◆ **DATA PROVIDED**

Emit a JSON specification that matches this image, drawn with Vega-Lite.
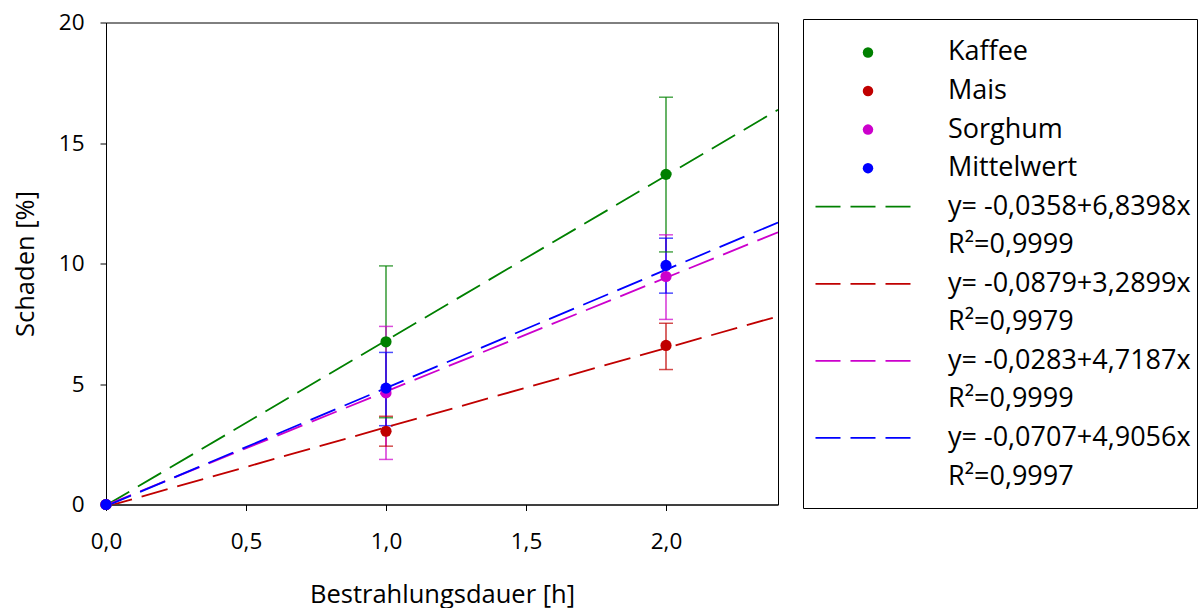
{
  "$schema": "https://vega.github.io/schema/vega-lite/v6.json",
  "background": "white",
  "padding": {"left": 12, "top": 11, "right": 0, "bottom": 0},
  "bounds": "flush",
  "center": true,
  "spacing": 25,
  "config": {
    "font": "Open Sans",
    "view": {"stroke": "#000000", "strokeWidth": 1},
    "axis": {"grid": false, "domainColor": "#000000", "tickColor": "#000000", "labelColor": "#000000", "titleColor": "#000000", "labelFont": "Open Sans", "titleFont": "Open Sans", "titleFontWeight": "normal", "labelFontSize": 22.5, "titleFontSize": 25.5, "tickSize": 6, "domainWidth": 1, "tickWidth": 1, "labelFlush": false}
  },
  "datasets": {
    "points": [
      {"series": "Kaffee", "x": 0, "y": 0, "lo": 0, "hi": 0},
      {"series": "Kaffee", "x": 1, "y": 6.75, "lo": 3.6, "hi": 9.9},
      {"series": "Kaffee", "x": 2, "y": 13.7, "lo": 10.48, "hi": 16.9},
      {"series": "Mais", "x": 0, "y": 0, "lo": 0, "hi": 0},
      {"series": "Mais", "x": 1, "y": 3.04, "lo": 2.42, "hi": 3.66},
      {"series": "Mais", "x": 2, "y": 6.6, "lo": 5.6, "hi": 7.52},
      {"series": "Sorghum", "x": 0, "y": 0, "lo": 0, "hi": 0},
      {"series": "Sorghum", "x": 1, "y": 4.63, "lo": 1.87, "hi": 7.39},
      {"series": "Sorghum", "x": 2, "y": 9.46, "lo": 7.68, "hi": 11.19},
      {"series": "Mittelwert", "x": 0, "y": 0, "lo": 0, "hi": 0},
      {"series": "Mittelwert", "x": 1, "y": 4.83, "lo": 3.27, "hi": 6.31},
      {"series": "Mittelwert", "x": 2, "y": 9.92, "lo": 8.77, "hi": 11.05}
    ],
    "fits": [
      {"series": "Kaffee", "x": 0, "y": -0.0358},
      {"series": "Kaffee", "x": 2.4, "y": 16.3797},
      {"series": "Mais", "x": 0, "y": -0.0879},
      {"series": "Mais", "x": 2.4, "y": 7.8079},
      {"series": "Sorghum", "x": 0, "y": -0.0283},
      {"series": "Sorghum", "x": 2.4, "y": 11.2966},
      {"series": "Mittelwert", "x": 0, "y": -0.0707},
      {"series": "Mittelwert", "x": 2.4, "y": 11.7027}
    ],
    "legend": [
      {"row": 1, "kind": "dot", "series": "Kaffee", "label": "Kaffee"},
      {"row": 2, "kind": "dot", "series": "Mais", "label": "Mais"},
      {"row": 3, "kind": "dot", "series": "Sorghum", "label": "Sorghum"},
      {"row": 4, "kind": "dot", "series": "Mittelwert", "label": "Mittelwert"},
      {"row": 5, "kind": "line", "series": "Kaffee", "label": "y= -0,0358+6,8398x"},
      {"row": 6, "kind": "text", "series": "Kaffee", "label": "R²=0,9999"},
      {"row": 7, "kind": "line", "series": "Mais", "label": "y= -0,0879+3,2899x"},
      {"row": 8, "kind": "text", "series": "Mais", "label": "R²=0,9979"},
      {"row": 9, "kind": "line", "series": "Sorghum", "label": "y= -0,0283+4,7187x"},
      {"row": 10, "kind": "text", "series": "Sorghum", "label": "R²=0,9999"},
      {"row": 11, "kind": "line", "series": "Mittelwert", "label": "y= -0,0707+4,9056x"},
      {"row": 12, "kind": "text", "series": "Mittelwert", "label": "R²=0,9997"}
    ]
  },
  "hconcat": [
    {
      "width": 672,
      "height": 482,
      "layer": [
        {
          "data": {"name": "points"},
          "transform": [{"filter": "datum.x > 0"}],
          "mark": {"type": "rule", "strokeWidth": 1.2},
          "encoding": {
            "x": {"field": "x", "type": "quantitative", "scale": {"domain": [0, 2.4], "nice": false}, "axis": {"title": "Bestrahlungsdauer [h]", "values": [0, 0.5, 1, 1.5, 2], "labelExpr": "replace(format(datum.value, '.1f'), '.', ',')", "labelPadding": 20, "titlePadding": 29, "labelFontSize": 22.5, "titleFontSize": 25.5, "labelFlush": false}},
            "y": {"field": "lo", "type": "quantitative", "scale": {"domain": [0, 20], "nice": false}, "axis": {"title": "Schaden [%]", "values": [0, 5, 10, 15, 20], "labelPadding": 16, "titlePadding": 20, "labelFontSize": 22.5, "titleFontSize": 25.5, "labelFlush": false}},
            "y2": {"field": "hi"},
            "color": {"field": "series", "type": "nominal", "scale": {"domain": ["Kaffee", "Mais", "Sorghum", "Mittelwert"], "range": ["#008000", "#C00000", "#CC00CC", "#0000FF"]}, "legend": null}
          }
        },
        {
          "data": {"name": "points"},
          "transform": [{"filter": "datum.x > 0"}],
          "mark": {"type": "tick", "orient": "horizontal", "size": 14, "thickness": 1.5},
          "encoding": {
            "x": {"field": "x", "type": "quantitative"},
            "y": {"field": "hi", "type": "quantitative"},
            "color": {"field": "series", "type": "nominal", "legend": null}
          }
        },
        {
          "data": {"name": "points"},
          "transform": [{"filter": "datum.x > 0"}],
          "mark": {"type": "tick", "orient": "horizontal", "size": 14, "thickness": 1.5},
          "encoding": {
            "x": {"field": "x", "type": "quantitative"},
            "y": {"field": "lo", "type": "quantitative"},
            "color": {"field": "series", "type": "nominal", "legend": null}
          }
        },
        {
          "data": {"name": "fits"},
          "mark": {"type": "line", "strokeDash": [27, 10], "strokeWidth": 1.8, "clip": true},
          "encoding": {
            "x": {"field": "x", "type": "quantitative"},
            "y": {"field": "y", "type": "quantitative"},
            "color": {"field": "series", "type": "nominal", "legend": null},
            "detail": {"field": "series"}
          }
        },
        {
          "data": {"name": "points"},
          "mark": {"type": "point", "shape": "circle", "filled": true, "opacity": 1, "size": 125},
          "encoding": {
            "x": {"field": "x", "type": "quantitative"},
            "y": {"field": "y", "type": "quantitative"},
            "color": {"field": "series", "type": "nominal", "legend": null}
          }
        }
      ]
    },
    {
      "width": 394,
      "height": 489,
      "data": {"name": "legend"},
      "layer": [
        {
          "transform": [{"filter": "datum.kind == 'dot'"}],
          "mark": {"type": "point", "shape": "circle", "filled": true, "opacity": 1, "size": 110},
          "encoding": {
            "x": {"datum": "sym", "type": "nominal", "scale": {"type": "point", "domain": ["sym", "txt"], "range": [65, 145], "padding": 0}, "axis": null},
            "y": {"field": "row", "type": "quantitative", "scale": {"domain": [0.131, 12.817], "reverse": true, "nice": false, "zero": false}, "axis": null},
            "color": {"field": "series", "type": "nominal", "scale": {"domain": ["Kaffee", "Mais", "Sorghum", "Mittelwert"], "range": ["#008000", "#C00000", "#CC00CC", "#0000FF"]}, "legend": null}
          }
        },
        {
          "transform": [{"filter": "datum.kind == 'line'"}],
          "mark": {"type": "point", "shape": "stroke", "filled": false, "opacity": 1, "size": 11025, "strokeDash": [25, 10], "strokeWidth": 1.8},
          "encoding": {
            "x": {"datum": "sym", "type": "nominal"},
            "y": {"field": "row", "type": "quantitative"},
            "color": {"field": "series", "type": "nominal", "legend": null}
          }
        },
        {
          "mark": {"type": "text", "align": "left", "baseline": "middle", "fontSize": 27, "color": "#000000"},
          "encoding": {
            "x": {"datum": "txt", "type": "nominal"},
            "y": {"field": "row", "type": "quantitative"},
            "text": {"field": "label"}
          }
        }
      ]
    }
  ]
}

◆ **SET PROBLEM**
Go through the listing above and write it all out exactly, leaving out any picture.

◆ **SOLUTION FOR THIS EXERCISE**
Emit a JSON specification that matches this image, drawn with Vega-Lite.
{
  "$schema": "https://vega.github.io/schema/vega-lite/v6.json",
  "background": "white",
  "padding": {"left": 12, "top": 11, "right": 0, "bottom": 0},
  "bounds": "flush",
  "center": true,
  "spacing": 25,
  "config": {
    "font": "Open Sans",
    "view": {"stroke": "#000000", "strokeWidth": 1},
    "axis": {"grid": false, "domainColor": "#000000", "tickColor": "#000000", "labelColor": "#000000", "titleColor": "#000000", "labelFont": "Open Sans", "titleFont": "Open Sans", "titleFontWeight": "normal", "labelFontSize": 22.5, "titleFontSize": 25.5, "tickSize": 6, "domainWidth": 1, "tickWidth": 1, "labelFlush": false}
  },
  "datasets": {
    "points": [
      {"series": "Kaffee", "x": 0, "y": 0, "lo": 0, "hi": 0},
      {"series": "Kaffee", "x": 1, "y": 6.75, "lo": 3.6, "hi": 9.9},
      {"series": "Kaffee", "x": 2, "y": 13.7, "lo": 10.48, "hi": 16.9},
      {"series": "Mais", "x": 0, "y": 0, "lo": 0, "hi": 0},
      {"series": "Mais", "x": 1, "y": 3.04, "lo": 2.42, "hi": 3.66},
      {"series": "Mais", "x": 2, "y": 6.6, "lo": 5.6, "hi": 7.52},
      {"series": "Sorghum", "x": 0, "y": 0, "lo": 0, "hi": 0},
      {"series": "Sorghum", "x": 1, "y": 4.63, "lo": 1.87, "hi": 7.39},
      {"series": "Sorghum", "x": 2, "y": 9.46, "lo": 7.68, "hi": 11.19},
      {"series": "Mittelwert", "x": 0, "y": 0, "lo": 0, "hi": 0},
      {"series": "Mittelwert", "x": 1, "y": 4.83, "lo": 3.27, "hi": 6.31},
      {"series": "Mittelwert", "x": 2, "y": 9.92, "lo": 8.77, "hi": 11.05}
    ],
    "fits": [
      {"series": "Kaffee", "x": 0, "y": -0.0358},
      {"series": "Kaffee", "x": 2.4, "y": 16.3797},
      {"series": "Mais", "x": 0, "y": -0.0879},
      {"series": "Mais", "x": 2.4, "y": 7.8079},
      {"series": "Sorghum", "x": 0, "y": -0.0283},
      {"series": "Sorghum", "x": 2.4, "y": 11.2966},
      {"series": "Mittelwert", "x": 0, "y": -0.0707},
      {"series": "Mittelwert", "x": 2.4, "y": 11.7027}
    ],
    "legend": [
      {"row": 1, "kind": "dot", "series": "Kaffee", "label": "Kaffee"},
      {"row": 2, "kind": "dot", "series": "Mais", "label": "Mais"},
      {"row": 3, "kind": "dot", "series": "Sorghum", "label": "Sorghum"},
      {"row": 4, "kind": "dot", "series": "Mittelwert", "label": "Mittelwert"},
      {"row": 5, "kind": "line", "series": "Kaffee", "label": "y= -0,0358+6,8398x"},
      {"row": 6, "kind": "text", "series": "Kaffee", "label": "R²=0,9999"},
      {"row": 7, "kind": "line", "series": "Mais", "label": "y= -0,0879+3,2899x"},
      {"row": 8, "kind": "text", "series": "Mais", "label": "R²=0,9979"},
      {"row": 9, "kind": "line", "series": "Sorghum", "label": "y= -0,0283+4,7187x"},
      {"row": 10, "kind": "text", "series": "Sorghum", "label": "R²=0,9999"},
      {"row": 11, "kind": "line", "series": "Mittelwert", "label": "y= -0,0707+4,9056x"},
      {"row": 12, "kind": "text", "series": "Mittelwert", "label": "R²=0,9997"}
    ]
  },
  "hconcat": [
    {
      "width": 672,
      "height": 482,
      "layer": [
        {
          "data": {"name": "points"},
          "transform": [{"filter": "datum.x > 0"}],
          "mark": {"type": "rule", "strokeWidth": 1.2},
          "encoding": {
            "x": {"field": "x", "type": "quantitative", "scale": {"domain": [0, 2.4], "nice": false}, "axis": {"title": "Bestrahlungsdauer [h]", "values": [0, 0.5, 1, 1.5, 2], "labelExpr": "replace(format(datum.value, '.1f'), '.', ',')", "labelPadding": 20, "titlePadding": 29, "labelFontSize": 22.5, "titleFontSize": 25.5, "labelFlush": false}},
            "y": {"field": "lo", "type": "quantitative", "scale": {"domain": [0, 20], "nice": false}, "axis": {"title": "Schaden [%]", "values": [0, 5, 10, 15, 20], "labelPadding": 16, "titlePadding": 20, "labelFontSize": 22.5, "titleFontSize": 25.5, "labelFlush": false}},
            "y2": {"field": "hi"},
            "color": {"field": "series", "type": "nominal", "scale": {"domain": ["Kaffee", "Mais", "Sorghum", "Mittelwert"], "range": ["#008000", "#C00000", "#CC00CC", "#0000FF"]}, "legend": null}
          }
        },
        {
          "data": {"name": "points"},
          "transform": [{"filter": "datum.x > 0"}],
          "mark": {"type": "tick", "orient": "horizontal", "size": 14, "thickness": 1.5},
          "encoding": {
            "x": {"field": "x", "type": "quantitative"},
            "y": {"field": "hi", "type": "quantitative"},
            "color": {"field": "series", "type": "nominal", "legend": null}
          }
        },
        {
          "data": {"name": "points"},
          "transform": [{"filter": "datum.x > 0"}],
          "mark": {"type": "tick", "orient": "horizontal", "size": 14, "thickness": 1.5},
          "encoding": {
            "x": {"field": "x", "type": "quantitative"},
            "y": {"field": "lo", "type": "quantitative"},
            "color": {"field": "series", "type": "nominal", "legend": null}
          }
        },
        {
          "data": {"name": "fits"},
          "mark": {"type": "line", "strokeDash": [27, 10], "strokeWidth": 1.8, "clip": true},
          "encoding": {
            "x": {"field": "x", "type": "quantitative"},
            "y": {"field": "y", "type": "quantitative"},
            "color": {"field": "series", "type": "nominal", "legend": null},
            "detail": {"field": "series"}
          }
        },
        {
          "data": {"name": "points"},
          "mark": {"type": "point", "shape": "circle", "filled": true, "opacity": 1, "size": 125},
          "encoding": {
            "x": {"field": "x", "type": "quantitative"},
            "y": {"field": "y", "type": "quantitative"},
            "color": {"field": "series", "type": "nominal", "legend": null}
          }
        }
      ]
    },
    {
      "width": 394,
      "height": 489,
      "data": {"name": "legend"},
      "layer": [
        {
          "transform": [{"filter": "datum.kind == 'dot'"}],
          "mark": {"type": "point", "shape": "circle", "filled": true, "opacity": 1, "size": 110},
          "encoding": {
            "x": {"datum": "sym", "type": "nominal", "scale": {"type": "point", "domain": ["sym", "txt"], "range": [65, 145], "padding": 0}, "axis": null},
            "y": {"field": "row", "type": "quantitative", "scale": {"domain": [0.131, 12.817], "reverse": true, "nice": false, "zero": false}, "axis": null},
            "color": {"field": "series", "type": "nominal", "scale": {"domain": ["Kaffee", "Mais", "Sorghum", "Mittelwert"], "range": ["#008000", "#C00000", "#CC00CC", "#0000FF"]}, "legend": null}
          }
        },
        {
          "transform": [{"filter": "datum.kind == 'line'"}],
          "mark": {"type": "point", "shape": "stroke", "filled": false, "opacity": 1, "size": 11025, "strokeDash": [25, 10], "strokeWidth": 1.8},
          "encoding": {
            "x": {"datum": "sym", "type": "nominal"},
            "y": {"field": "row", "type": "quantitative"},
            "color": {"field": "series", "type": "nominal", "legend": null}
          }
        },
        {
          "mark": {"type": "text", "align": "left", "baseline": "middle", "fontSize": 27, "color": "#000000"},
          "encoding": {
            "x": {"datum": "txt", "type": "nominal"},
            "y": {"field": "row", "type": "quantitative"},
            "text": {"field": "label"}
          }
        }
      ]
    }
  ]
}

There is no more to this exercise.